Me, I dig flatrate pipes. Usage based pipes is just asking to be owned by excess traffic. If I buy a megabit then all I really have to worry about is service degradation due to DoS. ISPs, in my experience, will help you with that. But if you're on a usage based pipe which then gets owned by a DDoS you're struggling after the fact to get a rebate. Good luck.
(Although, that said, perhaps you guys should consider asking for usage based pipes that _have_ a bandwidth cap. Figure out what your maximum spend amount is, say 5mbit, and then ask for a usage-based pipe based on that. That way you limit your liability _AND_ getting the cheaper transit. Most of the time.)
Problem is... (Score:3, Informative)
Ideally you'd be able to roll over bandwidth for exactly one month as in subtracting the previous month's rollover at the end of the month. Your bandwith would be continously throttled to the rate at which you'd expend all of your bandwdth at the end of the month. Without rollover, the ISPs would have a huge sawtooth pattern in monthly load and one of the sides of the teeth being nearly vertical. The rollover is more for the benefit ofthe ISPs than anything, so is upstream port blocking, allowing ISPs to blockunwanted traffic at its boarders.
Re: maximum exposure (Score:3, Informative)
A telephone company would build a system for anticipated peak service and would add some room for expansion. As a result, the telephone company would build an expensive system with excess capacity.
Although costs were fixed, telecom companies would bill customers for time used. To do this, they would set a rate for normal usage that would be high enough to cover the costs of the peak usage network.
I imagine that the Internet is somewhat the same way. Internet companies build for peak usage and set a rate for normal usage that will cover the cost of the peak usage network.
The thing that happens in a DOS attack is that the DOS attack pushes the services used from the normal level to peak usage levels for a prolonged period.

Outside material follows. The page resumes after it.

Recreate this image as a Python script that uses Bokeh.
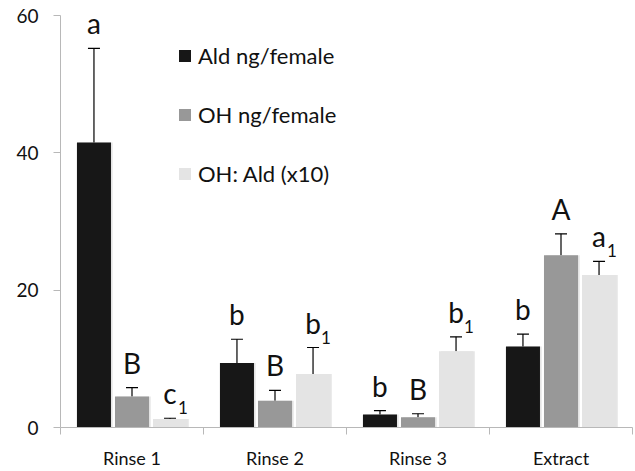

Since most of the network's costs are fixed, the DOS attack really doesn't cost the network that much more. A DOS attack doesn't spontaneously generate more routers and fiber optic connections.
The end effect of the attack is that it screws up billing. Remember the normal usage rates are set high enough to cover the cost of peak capacity. The DOS attack creates a situation where the end user is suddenly being charged the rate calculated for normal usage at the volume of peak usage.
Now, I realize the Internet has an extremely layers of service provides. Many ISPs are just a middlemen paying metered rates. The ISP is caught in the same trap of screwed up billing. The cost of the ISP providers didn't go up during the attack.
The big bills for both the ISP and end user are the result of flaws in the billing and metering processes and not actual higher network costs. The challenge is to keep the charges from the DOS attack from screwing up the billing systems.
BTW, I do not mean to imply in this thread that DOS attacks are cost free. Just that the bandwidth consumed during the attack is really not costing the network that much more. The machines, cables and wires have more stuff going through them. The DOS attacks cost the the support people in the ISP time, and have a cost in lost opportunity, they also create billing nightmares. The DOS attack does not actually cost the real dollar amounts that suddenly appear on bills.